Inside, a spiraling ramp system allows box trucks and delivery vans to drive up and down five floors — a rarity in New York and a feature that makes the building instantly relevant in an era of e-commerce congestion. “There really isn’t another industrial building in Manhattan that allows this kind of vertical access,” said Leslie Lanne, Vice Chair at JLL, who specializes in institutional Landlord and Tenant representation in the Northeast Region. “The design solves a problem we’re just starting to face — how to move vehicles off the street while keeping them close to the customer.”
That problem is growing across major cities as e-commerce accelerates and space remains scarce. Manhattan’s total industrial footprint is about 130 million square feet, but less than ten percent qualifies as modern Class A product. Only five million square feet of new logistics space has been delivered across New York City in the last eight years. Much of the rest is aging stock — midcentury warehouses without loading docks, staging space, or capacity for EV fleets.
The design solves a problem we’re just starting to face — how to move vehicles off the street while keeping them close to the customer.
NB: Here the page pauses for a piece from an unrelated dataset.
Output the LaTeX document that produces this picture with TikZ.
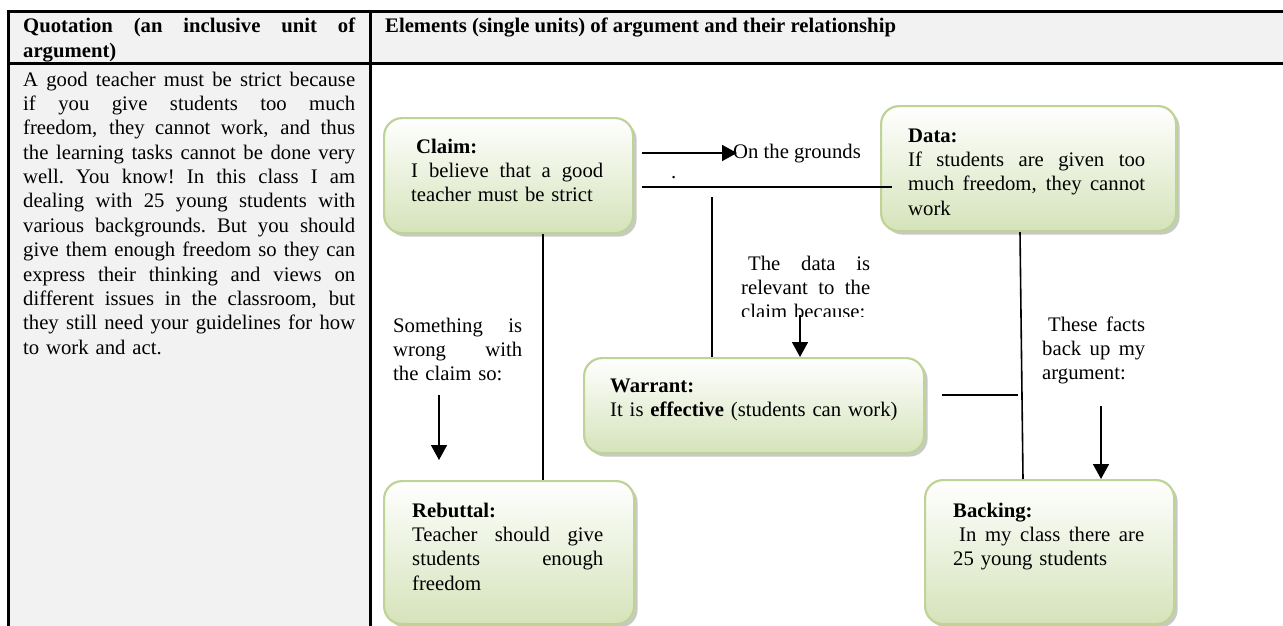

But timing matters. Nationwide, logistics demand has softened since its pandemic peak, leaving speculative projects from Chicago to Seattle hunting for tenants. Chicago’s 1.2 million-square-foot multistory warehouse on West Division Street, once hailed as a prototype for urban logistics, still sits largely vacant. Analysts at NAIOP note that many multilevel projects face operational hurdles — from tight ramp grades to difficult vehicle queuing — that complicate their promise.
Lanne said New York is different. “This market is structurally undersupplied,” she said. “If we want to get delivery vehicles out of bike lanes and off sidewalks, we need more buildings that can load and stage fleets internally.”
Potential tenants range from parcel carriers to food distributors, art storage firms, and event logistics providers. The building’s freight elevators, large enough to carry cars, offer flexibility few urban sites can match.
For corporate real estate executives watching urban logistics evolve, the 10th Avenue project captures the paradox of modern industrial space: what was once obsolete may now be indispensable. A design from Manhattan’s automotive past could help solve the delivery gridlock of its future.